Example: The number of soldiers kicked to death by their horses each year in each corps in the Prussian army

This example was made famous by Ladislaus Bortkiewicz in 1898 when he discussed how a Poisson distribution fit the data he obtained from 14 corps in the Prussian cavalry over a period of 20 years. Let’s look at the empirical histogram of the data. Note that death by horse-kicks was quite rare with less than 1 death per corps per year, over the 280 observations. Bortkiewicz recorded the number of deaths per corps per year, and the majority of years had no deaths in any of the corps. Here is the empirical histogram of the data.

This is the shape we want when we look at the distribution of a Poisson random variable, where a very low number of events has a much higher probability than larger numbers, so we have a right-skewed distribution.

Geometric vs Poisson Distribution

The geometric and Poisson distribution both have countably infinite state spaces, that is they have no upper bound on their values and can only take whole number values $\{0,1,2,3,\cdots, \}$. The geometric distribution is suited to the situation: how long do I have to wait until I see a first success in a repeated series of Bernoulli trials. The Poisson is suited to the situation: if I have a very unlikely Bernoulli trial, but I have a very large $N$, how many times will I see an event? Note there is actually no $N$ parameter in a Poisson it just is “like” a very large $N$ but low $p$ binomial.

The pmf functions are

\[ \begin{aligned} \text{Geometric}_{p}(k) &= (1-p)^{k-1}p\\ \text{Poisson}_{\lambda}(k) &= e^{-\lambda} \frac{\lambda^{k}}{k!} \end{aligned} \]

They have slightly different shapes to their distribution, and different properties than make them better suited to certain situations. Poisson usually model say a “random arrival” problem. How many people will visit my website in the next hour? How many cars will pass through this intersection in the next 10 minutes? How many people will get kicked in the face by a horse in the Prussian army in one year in 1898? The size of the Prussian army is so large, and each individual person’s probability of getting kicked by a horse is so small, modeling that by a Binomial is just not practical so we use a Poisson.

A geometric distribution has the property that the probabilities are always getting smaller as you move away from 1. A Poisson, based on its $\lambda$ parameter, can be made to have a “hump” away from 1, so the most likely value of a Poisson can be geared to be some number away from 1, but the most likely value for a geometric is always 1. It is up to the statistician to decide if Geometric or Poisson suits your problem better.
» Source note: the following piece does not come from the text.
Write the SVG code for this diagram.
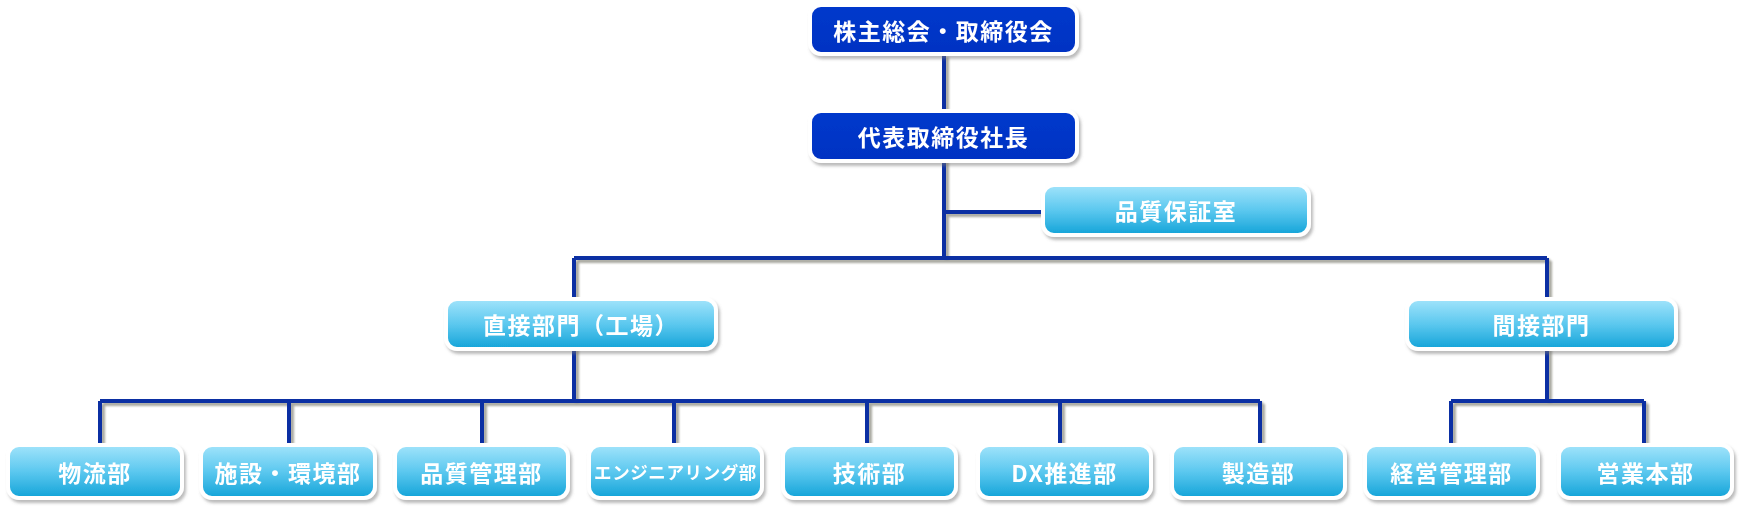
<svg xmlns="http://www.w3.org/2000/svg" width="1750" height="521" viewBox="0 0 1750 521">
<style>
.lbl{font-family:"Noto Sans CJK JP","Noto Sans CJK SC",sans-serif;font-weight:700;fill:#fff;text-anchor:middle;dominant-baseline:central;font-size:23px;letter-spacing:1.5px}
.sm{font-size:17.5px;letter-spacing:0.6px}
.dark{fill:url(#gd);stroke:#fff;stroke-width:4}
.light{fill:url(#gl);stroke:#fff;stroke-width:4}
.ln{fill:none;stroke:#0b2fa3;stroke-width:4}
.lns{fill:none;stroke:#a9a9a0;stroke-width:4}
</style>
<defs>
<linearGradient id="gd" x1="0" y1="0" x2="0" y2="1"><stop offset="0" stop-color="#0639cc"/><stop offset="1" stop-color="#0332c2"/></linearGradient>
<linearGradient id="gl" x1="0" y1="0" x2="0" y2="1"><stop offset="0" stop-color="#a2e4fb"/><stop offset="0.5" stop-color="#5cc8ef"/><stop offset="1" stop-color="#12a3d8"/></linearGradient>
<filter id="sh" x="-10%" y="-20%" width="120%" height="150%"><feDropShadow dx="2" dy="3" stdDeviation="1.5" flood-color="#777" flood-opacity="0.5"/></filter>
<filter id="bl"><feGaussianBlur stdDeviation="0.8"/></filter>
</defs>
<g id="connectors">
<g transform="translate(3,3)" filter="url(#bl)">
<path class="lns" d="M944 54V258M944 212H1043M574 258H1547M574 258V401M1547 258V401M100 401H1260M100 401V445M289 401V445M482 401V445M674 401V445M867 401V445M1060 401V445M1260 401V445M1451 401H1644M1451 401V445M1644 401V445"/>
</g>
<path class="ln" d="M944 54V258M944 212H1043M574 258H1547M574 258V401M1547 258V401M100 401H1260M100 401V445M289 401V445M482 401V445M674 401V445M867 401V445M1060 401V445M1260 401V445M1451 401H1644M1451 401V445M1644 401V445"/>
</g>
<g id="n-top" filter="url(#sh)"><rect class="dark" x="810" y="5" width="267" height="49" rx="11"/><text class="lbl" x="943.5" y="30">株主総会・取締役会</text></g>
<g id="n-ceo" filter="url(#sh)"><rect class="dark" x="810" y="111" width="267" height="50" rx="11"/><text class="lbl" x="943.5" y="136">代表取締役社長</text></g>
<g id="n-qa" filter="url(#sh)"><rect class="light" x="1043" y="185" width="266" height="50" rx="11"/><text class="lbl" x="1176" y="210">品質保証室</text></g>
<g id="n-direct" filter="url(#sh)"><rect class="light" x="446" y="299" width="270" height="50" rx="11"/><text class="lbl" x="581" y="324">直接部門（工場）</text></g>
<g id="n-indirect" filter="url(#sh)"><rect class="light" x="1407" y="299" width="269" height="50" rx="11"/><text class="lbl" x="1541.5" y="324">間接部門</text></g>
<g id="n-logi" filter="url(#sh)"><rect class="light" x="8" y="445" width="174" height="53" rx="11"/><text class="lbl" x="95" y="471.5">物流部</text></g>
<g id="n-fac" filter="url(#sh)"><rect class="light" x="201" y="445" width="174" height="53" rx="11"/><text class="lbl" x="288" y="471.5">施設・環境部</text></g>
<g id="n-qc" filter="url(#sh)"><rect class="light" x="395" y="445" width="173" height="53" rx="11"/><text class="lbl" x="481.5" y="471.5">品質管理部</text></g>
<g id="n-eng" filter="url(#sh)"><rect class="light" x="589" y="445" width="173" height="53" rx="11"/><text class="lbl sm" x="675.5" y="471.5">エンジニアリング部</text></g>
<g id="n-tech" filter="url(#sh)"><rect class="light" x="783" y="445" width="173" height="53" rx="11"/><text class="lbl" x="869.5" y="471.5">技術部</text></g>
<g id="n-dx" filter="url(#sh)"><rect class="light" x="978" y="445" width="173" height="53" rx="11"/><text class="lbl" x="1064.5" y="471.5">DX推進部</text></g>
<g id="n-mfg" filter="url(#sh)"><rect class="light" x="1172" y="445" width="173" height="53" rx="11"/><text class="lbl" x="1258.5" y="471.5">製造部</text></g>
<g id="n-mgmt" filter="url(#sh)"><rect class="light" x="1365" y="445" width="173" height="53" rx="11"/><text class="lbl" x="1451.5" y="471.5">経営管理部</text></g>
<g id="n-sales" filter="url(#sh)"><rect class="light" x="1559" y="445" width="173" height="53" rx="11"/><text class="lbl" x="1645.5" y="471.5">営業本部</text></g>
</svg>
Binomial vs Hypergeometric distributions

Both the binomial and the hypergeometric distributions deal with counting the number of successes in a fixed number of trials with binary outcomes. The difference is that for a binomial random variable, the probability of a success stays the same for each trial, and for a hypergeometric random variable, the probability changes with each trial. If we use a box of tickets to describe these random variables, both distributions can be modeled by sampling from boxes with each ticket marked with $0$ or $1$, but for the binomial distribution, we sample $n$ times with replacement and count the number of successes by summing the draws; and for the hypergeometric distribution, we sample $n$ times without replacement, and count the number of successes by summing the draws.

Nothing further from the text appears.